Я навострил уши. Школа и ее учащиеся не могли не вызвать у меня антипатии. Она появилась в начале интервью с ректором. Но я вынужден был признать рациональность принятого в школе способа приобщения к теоретическим знаниям. Научившись самостоятельной работе с книгами, выпускники школы сумеют потом регулярно обновлять свой теоретический багаж, устаревающий, как подсчитано специалистами, каждые пять – десять лет.
Хисакадо продолжал:
– Для занятий по практической политике, практической экономике, практической идеологии мы приглашаем председателей и генеральных секретарей политических партий, в первую очередь – либерально-демократической партии, президентов фирм и банков, министров, известнейших журналистов телевидения и газет. Чтобы слушатели привыкали к атмосфере международных конференций, лекции и семинары мы проводим в помещении с круглым столом, с телекамерами и микрофонами. Даже таблички с фамилиями слушателей ставим на стол.
Я побывал на таком семинаре. Его вел кто-то из высших чиновников министерства внешней торговли и промышленности. Если бы не знать, что находишься в учебном заведении, то можно было бы подумать, что идет сессия какого-либо органа ООН. Такое впечатление вызывалось содержанием и формой обсуждения проблем.
– Политический или экономический лидер должен обладать истинно японским духом, – сказал далее ректор школы. – Для этого слушатели занимаются традиционной японской каллиграфией, постигают «чайную церемонию», икебану.
Я вспомнил выпущенную накануне парламентских выборов пропагандистскую брошюру о премьер-министре Накасонэ. На самой крупной фотографии в брошюре премьер-министр был изображен с палитрой в руках перед мольбертом. Премьер-министр мог бы позировать фотографу и за составлением икебаны. Дело ведь не в занятии, а в образе, который принимает политик в глазах избирателей. Добропорядочностью, солидностью, просвещенностью веяло от снимка в брошюре. Не проголосовать за такого почитателя искусств значило бы изменить здравому смыслу.
– Физическое воспитание – один из двух обязательных предметов, – продолжал объяснять ректор Хисака-до. – Физическому воспитанию отводятся ежедневно 90 минут.

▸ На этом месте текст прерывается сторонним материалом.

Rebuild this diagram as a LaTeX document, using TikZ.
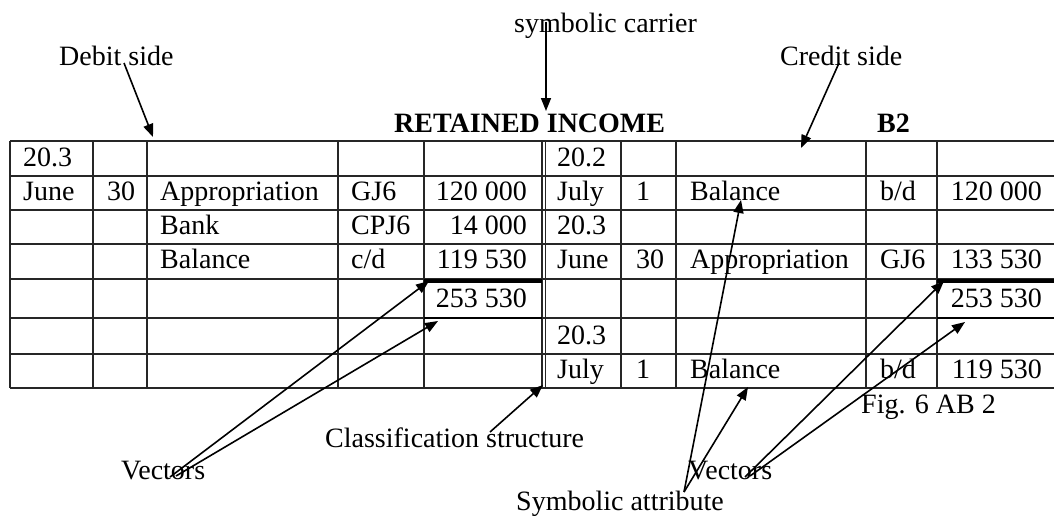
\documentclass[tikz,border=0pt]{standalone}
\usepackage{fontspec}
\setmainfont{Liberation Serif}
\usetikzlibrary{arrows.meta}
\tikzset{
  rule/.style={line width=1.2pt, black!85},
  heavyrule/.style={line width=4pt, black},
  midrule/.style={line width=2pt, black},
  cell/.style={anchor=base west, inner sep=0pt},
  amount/.style={anchor=base east, inner sep=0pt},
  lbl/.style={anchor=base west, inner sep=0pt},
  pointer/.style={line width=1.6pt, -{Triangle[length=13pt,width=10pt]}}
}
\begin{document}
\begin{tikzpicture}[x=1pt, y=-1pt, font=\fontsize{28}{34}\selectfont]
\useasboundingbox (0,0) rectangle (1054,515);

% ---- ledger grid ----
\foreach \yy in {141,176,210,244,279,318,354,388}
  \draw[rule] (10,\yy) -- (1054,\yy);
\foreach \xx in {10,93,147,338,424,542,545.5,621,676,866,937}
  \draw[rule] (\xx,141) -- (\xx,388);
% totals rulings
\draw[heavyrule] (424,280.5) -- (542,280.5);
\draw[heavyrule] (937,280.5) -- (1054,280.5);
\draw[midrule] (424,318) -- (542,318);
\draw[midrule] (937,318) -- (1054,318);

% ---- headings ----
\node[lbl, font=\fontsize{28}{34}\selectfont\bfseries] (title) at (394,132) {RETAINED INCOME};
\node[lbl, font=\fontsize{28}{34}\selectfont\bfseries] (folio) at (877,132) {B2};

% ---- debit side ----
\node[cell] (d11) at (23,166) {20.3};
\node[cell] (d21) at (23,200) {June};
\node[cell] (d22) at (107,200) {30};
\node[cell] (d23) at (160,200) {Appropriation};
\node[cell] (d24) at (351,200) {GJ6};
\node[amount] (d25) at (527,200) {120 000};
\node[cell] (d33) at (160,234) {Bank};
\node[cell] (d34) at (351,234) {CPJ6};
\node[amount] (d35) at (527,234) {14 000};
\node[cell] (d43) at (160,268) {Balance};
\node[cell] (d44) at (351,268) {c/d};
\node[amount] (d45) at (527,268) {119 530};
\node[amount] (d55) at (527,307) {253 530};

% ---- credit side ----
\node[cell] (c11) at (557,166) {20.2};
\node[cell] (c21) at (557,200) {July};
\node[cell] (c22) at (636,200) {1};
\node[cell] (c23) at (690,200) {Balance};
\node[cell] (c24) at (880,200) {b/d};
\node[amount] (c25) at (1042,200) {120 000};
\node[cell] (c31) at (557,234) {20.3};
\node[cell] (c41) at (557,268) {June};
\node[cell] (c42) at (636,268) {30};
\node[cell] (c43) at (690,268) {Appropriation};
\node[cell] (c44) at (880,268) {GJ6};
\node[amount] (c45) at (1042,268) {133 530};
\node[amount] (c55) at (1042,307) {253 530};
\node[cell] (c61) at (557,344) {20.3};
\node[cell] (c71) at (557,378) {July};
\node[cell] (c72) at (636,378) {1};
\node[cell] (c73) at (690,378) {Balance};
\node[cell] (c74) at (880,378) {b/d};
\node[amount] (c75) at (1042,378) {119 530};

% ---- annotations ----
\node[lbl] (carrier) at (514,32) {symbolic carrier};
\node[lbl] (debit) at (59,65) {Debit side};
\node[lbl] (credit) at (780,65) {Credit side};
\node[lbl] (fig) at (861,413) {Fig. 6 AB 2};
\node[lbl] (classif) at (325,447) {Classification structure};
\node[lbl] (vecL) at (121,479) {Vectors};
\node[lbl] (vecR) at (688,479) {Vectors};
\node[lbl] (attr) at (516,510) {Symbolic attribute};

% line ends inside the labels
\coordinate (debitS) at (124,63);
\coordinate (carrierS) at (546,22);
\coordinate (creditS) at (839,63);
\coordinate (vecLa) at (170,477);
\coordinate (vecLb) at (176,476);
\coordinate (classifS) at (490,432);
\coordinate (attrS) at (684,492);
\coordinate (vecRa) at (745,477);
\coordinate (vecRb) at (750,476);

% targets in the ledger
\coordinate (debitT) at (153,137);
\coordinate (carrierT) at (546,111);
\coordinate (creditT) at (801,148);
\coordinate (totLa) at (429,281);
\coordinate (totLb) at (438,321);
\coordinate (splitT) at (543,385);
\coordinate (balTop) at (741,200);
\coordinate (balBot) at (748,387);
\coordinate (totRa) at (944,281);
\coordinate (totRb) at (965,322);

\draw[pointer] (debitS) -- (debitT);
\draw[pointer] (carrierS) -- (carrierT);
\draw[pointer] (creditS) -- (creditT);
\draw[pointer] (vecLa) -- (totLa);
\draw[pointer] (vecLb) -- (totLb);
\draw[pointer] (classifS) -- (splitT);
\draw[pointer] (attrS) -- (balTop);
\draw[pointer] (attrS) -- (balBot);
\draw[pointer] (vecRa) -- (totRa);
\draw[pointer] (vecRb) -- (totRb);
\end{tikzpicture}
\end{document}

Лидер – будь то премьер-министр или глава корпорации – должен обладать крепким здоровьем, выносливостью.
Что верно, то верно: надо быть поистине закаленным марафонцем, чтобы выдержать избирательную кампанию, длящуюся обычно месяц. Я не раз ездил с японскими премьер-министрами в предвыборные поездки. Восемь часов пути в автобусе. Пять-шесть выступлений в разных городах с крыши автобуса. Пресс-конференции для журналистов. Более тысячи рукопожатий с избирателями. И почти все время на ногах с поднятой для приветствия рукой и жизнерадостной улыбкой на лице.